==== Source records ====

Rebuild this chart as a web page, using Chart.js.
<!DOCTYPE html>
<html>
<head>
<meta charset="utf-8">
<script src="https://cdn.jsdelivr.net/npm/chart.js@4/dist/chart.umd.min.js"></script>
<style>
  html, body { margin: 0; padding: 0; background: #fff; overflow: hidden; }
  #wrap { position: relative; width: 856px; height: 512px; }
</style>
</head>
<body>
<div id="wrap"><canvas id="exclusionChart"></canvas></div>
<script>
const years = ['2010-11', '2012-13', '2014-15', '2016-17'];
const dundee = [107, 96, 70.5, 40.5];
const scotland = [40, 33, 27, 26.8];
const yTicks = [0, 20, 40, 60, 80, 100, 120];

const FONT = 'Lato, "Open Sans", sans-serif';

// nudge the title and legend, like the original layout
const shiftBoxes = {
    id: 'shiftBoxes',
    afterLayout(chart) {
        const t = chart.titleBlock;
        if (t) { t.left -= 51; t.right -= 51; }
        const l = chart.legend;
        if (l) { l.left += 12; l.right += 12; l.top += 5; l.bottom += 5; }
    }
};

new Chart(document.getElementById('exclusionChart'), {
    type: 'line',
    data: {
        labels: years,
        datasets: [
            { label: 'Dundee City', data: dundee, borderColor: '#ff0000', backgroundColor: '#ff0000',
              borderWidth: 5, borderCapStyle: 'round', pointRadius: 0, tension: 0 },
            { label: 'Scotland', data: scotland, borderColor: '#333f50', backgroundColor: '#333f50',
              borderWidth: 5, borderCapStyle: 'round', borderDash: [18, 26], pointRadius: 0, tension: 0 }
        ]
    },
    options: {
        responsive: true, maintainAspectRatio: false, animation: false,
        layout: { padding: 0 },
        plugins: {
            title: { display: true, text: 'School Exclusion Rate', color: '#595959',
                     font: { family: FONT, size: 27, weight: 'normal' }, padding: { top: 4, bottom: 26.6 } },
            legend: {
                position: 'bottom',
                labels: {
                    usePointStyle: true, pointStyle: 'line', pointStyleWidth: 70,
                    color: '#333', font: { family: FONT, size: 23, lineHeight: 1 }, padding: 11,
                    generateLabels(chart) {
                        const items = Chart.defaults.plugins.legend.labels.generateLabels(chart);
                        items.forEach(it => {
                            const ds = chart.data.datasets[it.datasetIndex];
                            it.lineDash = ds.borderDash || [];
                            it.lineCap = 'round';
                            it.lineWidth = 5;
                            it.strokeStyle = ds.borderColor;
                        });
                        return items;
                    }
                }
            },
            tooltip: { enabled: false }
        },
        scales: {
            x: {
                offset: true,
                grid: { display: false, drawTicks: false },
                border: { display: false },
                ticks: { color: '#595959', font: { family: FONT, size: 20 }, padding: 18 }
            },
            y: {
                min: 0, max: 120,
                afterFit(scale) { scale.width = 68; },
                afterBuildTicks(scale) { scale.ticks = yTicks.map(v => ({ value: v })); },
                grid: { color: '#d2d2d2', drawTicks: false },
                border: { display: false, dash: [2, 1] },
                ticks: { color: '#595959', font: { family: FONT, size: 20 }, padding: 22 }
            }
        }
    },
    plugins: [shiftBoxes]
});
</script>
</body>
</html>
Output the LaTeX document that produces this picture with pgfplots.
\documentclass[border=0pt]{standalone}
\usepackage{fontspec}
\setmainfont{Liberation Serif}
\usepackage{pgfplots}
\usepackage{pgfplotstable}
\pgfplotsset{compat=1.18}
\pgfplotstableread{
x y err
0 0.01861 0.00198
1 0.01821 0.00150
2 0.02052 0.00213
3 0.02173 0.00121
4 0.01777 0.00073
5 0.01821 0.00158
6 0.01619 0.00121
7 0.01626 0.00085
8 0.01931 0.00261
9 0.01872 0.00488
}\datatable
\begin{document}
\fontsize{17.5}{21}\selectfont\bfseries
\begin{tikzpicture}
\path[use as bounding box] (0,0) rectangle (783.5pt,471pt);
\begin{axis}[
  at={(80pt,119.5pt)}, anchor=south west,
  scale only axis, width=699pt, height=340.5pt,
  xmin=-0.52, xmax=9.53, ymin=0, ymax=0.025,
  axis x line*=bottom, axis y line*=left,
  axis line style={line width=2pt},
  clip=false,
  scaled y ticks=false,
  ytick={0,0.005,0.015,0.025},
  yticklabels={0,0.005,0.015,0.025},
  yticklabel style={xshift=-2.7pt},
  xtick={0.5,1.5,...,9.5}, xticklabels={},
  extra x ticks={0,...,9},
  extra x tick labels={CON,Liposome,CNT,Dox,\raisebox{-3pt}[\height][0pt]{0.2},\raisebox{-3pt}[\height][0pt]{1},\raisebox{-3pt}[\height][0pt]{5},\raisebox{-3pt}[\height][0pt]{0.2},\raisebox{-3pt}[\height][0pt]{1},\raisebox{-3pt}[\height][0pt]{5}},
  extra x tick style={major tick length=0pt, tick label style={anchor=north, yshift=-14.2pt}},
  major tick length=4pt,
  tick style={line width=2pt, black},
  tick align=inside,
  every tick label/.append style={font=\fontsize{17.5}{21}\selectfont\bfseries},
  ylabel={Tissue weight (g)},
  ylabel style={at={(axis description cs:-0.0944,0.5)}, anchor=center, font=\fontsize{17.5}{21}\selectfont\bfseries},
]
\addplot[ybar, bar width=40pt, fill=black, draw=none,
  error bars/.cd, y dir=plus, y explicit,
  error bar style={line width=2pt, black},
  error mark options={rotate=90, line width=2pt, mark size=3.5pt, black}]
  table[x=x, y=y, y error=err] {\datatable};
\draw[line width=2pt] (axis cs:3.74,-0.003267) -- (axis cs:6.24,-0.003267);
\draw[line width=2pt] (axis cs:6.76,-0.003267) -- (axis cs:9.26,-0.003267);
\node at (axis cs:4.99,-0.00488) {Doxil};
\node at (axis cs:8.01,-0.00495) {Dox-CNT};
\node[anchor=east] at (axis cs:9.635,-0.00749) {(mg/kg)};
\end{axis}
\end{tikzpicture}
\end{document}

====

Given problem: Repeat the records above exactly, leaving none out.

Complete answer:
Rebuild this chart as a web page, using Chart.js.
<!DOCTYPE html>
<html>
<head>
<meta charset="utf-8">
<script src="https://cdn.jsdelivr.net/npm/chart.js@4/dist/chart.umd.min.js"></script>
<style>
  html, body { margin: 0; padding: 0; background: #fff; overflow: hidden; }
  #wrap { position: relative; width: 856px; height: 512px; }
</style>
</head>
<body>
<div id="wrap"><canvas id="exclusionChart"></canvas></div>
<script>
const years = ['2010-11', '2012-13', '2014-15', '2016-17'];
const dundee = [107, 96, 70.5, 40.5];
const scotland = [40, 33, 27, 26.8];
const yTicks = [0, 20, 40, 60, 80, 100, 120];

const FONT = 'Lato, "Open Sans", sans-serif';

// nudge the title and legend, like the original layout
const shiftBoxes = {
    id: 'shiftBoxes',
    afterLayout(chart) {
        const t = chart.titleBlock;
        if (t) { t.left -= 51; t.right -= 51; }
        const l = chart.legend;
        if (l) { l.left += 12; l.right += 12; l.top += 5; l.bottom += 5; }
    }
};

new Chart(document.getElementById('exclusionChart'), {
    type: 'line',
    data: {
        labels: years,
        datasets: [
            { label: 'Dundee City', data: dundee, borderColor: '#ff0000', backgroundColor: '#ff0000',
              borderWidth: 5, borderCapStyle: 'round', pointRadius: 0, tension: 0 },
            { label: 'Scotland', data: scotland, borderColor: '#333f50', backgroundColor: '#333f50',
              borderWidth: 5, borderCapStyle: 'round', borderDash: [18, 26], pointRadius: 0, tension: 0 }
        ]
    },
    options: {
        responsive: true, maintainAspectRatio: false, animation: false,
        layout: { padding: 0 },
        plugins: {
            title: { display: true, text: 'School Exclusion Rate', color: '#595959',
                     font: { family: FONT, size: 27, weight: 'normal' }, padding: { top: 4, bottom: 26.6 } },
            legend: {
                position: 'bottom',
                labels: {
                    usePointStyle: true, pointStyle: 'line', pointStyleWidth: 70,
                    color: '#333', font: { family: FONT, size: 23, lineHeight: 1 }, padding: 11,
                    generateLabels(chart) {
                        const items = Chart.defaults.plugins.legend.labels.generateLabels(chart);
                        items.forEach(it => {
                            const ds = chart.data.datasets[it.datasetIndex];
                            it.lineDash = ds.borderDash || [];
                            it.lineCap = 'round';
                            it.lineWidth = 5;
                            it.strokeStyle = ds.borderColor;
                        });
                        return items;
                    }
                }
            },
            tooltip: { enabled: false }
        },
        scales: {
            x: {
                offset: true,
                grid: { display: false, drawTicks: false },
                border: { display: false },
                ticks: { color: '#595959', font: { family: FONT, size: 20 }, padding: 18 }
            },
            y: {
                min: 0, max: 120,
                afterFit(scale) { scale.width = 68; },
                afterBuildTicks(scale) { scale.ticks = yTicks.map(v => ({ value: v })); },
                grid: { color: '#d2d2d2', drawTicks: false },
                border: { display: false, dash: [2, 1] },
                ticks: { color: '#595959', font: { family: FONT, size: 20 }, padding: 22 }
            }
        }
    },
    plugins: [shiftBoxes]
});
</script>
</body>
</html>
Output the LaTeX document that produces this picture with pgfplots.
\documentclass[border=0pt]{standalone}
\usepackage{fontspec}
\setmainfont{Liberation Serif}
\usepackage{pgfplots}
\usepackage{pgfplotstable}
\pgfplotsset{compat=1.18}
\pgfplotstableread{
x y err
0 0.01861 0.00198
1 0.01821 0.00150
2 0.02052 0.00213
3 0.02173 0.00121
4 0.01777 0.00073
5 0.01821 0.00158
6 0.01619 0.00121
7 0.01626 0.00085
8 0.01931 0.00261
9 0.01872 0.00488
}\datatable
\begin{document}
\fontsize{17.5}{21}\selectfont\bfseries
\begin{tikzpicture}
\path[use as bounding box] (0,0) rectangle (783.5pt,471pt);
\begin{axis}[
  at={(80pt,119.5pt)}, anchor=south west,
  scale only axis, width=699pt, height=340.5pt,
  xmin=-0.52, xmax=9.53, ymin=0, ymax=0.025,
  axis x line*=bottom, axis y line*=left,
  axis line style={line width=2pt},
  clip=false,
  scaled y ticks=false,
  ytick={0,0.005,0.015,0.025},
  yticklabels={0,0.005,0.015,0.025},
  yticklabel style={xshift=-2.7pt},
  xtick={0.5,1.5,...,9.5}, xticklabels={},
  extra x ticks={0,...,9},
  extra x tick labels={CON,Liposome,CNT,Dox,\raisebox{-3pt}[\height][0pt]{0.2},\raisebox{-3pt}[\height][0pt]{1},\raisebox{-3pt}[\height][0pt]{5},\raisebox{-3pt}[\height][0pt]{0.2},\raisebox{-3pt}[\height][0pt]{1},\raisebox{-3pt}[\height][0pt]{5}},
  extra x tick style={major tick length=0pt, tick label style={anchor=north, yshift=-14.2pt}},
  major tick length=4pt,
  tick style={line width=2pt, black},
  tick align=inside,
  every tick label/.append style={font=\fontsize{17.5}{21}\selectfont\bfseries},
  ylabel={Tissue weight (g)},
  ylabel style={at={(axis description cs:-0.0944,0.5)}, anchor=center, font=\fontsize{17.5}{21}\selectfont\bfseries},
]
\addplot[ybar, bar width=40pt, fill=black, draw=none,
  error bars/.cd, y dir=plus, y explicit,
  error bar style={line width=2pt, black},
  error mark options={rotate=90, line width=2pt, mark size=3.5pt, black}]
  table[x=x, y=y, y error=err] {\datatable};
\draw[line width=2pt] (axis cs:3.74,-0.003267) -- (axis cs:6.24,-0.003267);
\draw[line width=2pt] (axis cs:6.76,-0.003267) -- (axis cs:9.26,-0.003267);
\node at (axis cs:4.99,-0.00488) {Doxil};
\node at (axis cs:8.01,-0.00495) {Dox-CNT};
\node[anchor=east] at (axis cs:9.635,-0.00749) {(mg/kg)};
\end{axis}
\end{tikzpicture}
\end{document}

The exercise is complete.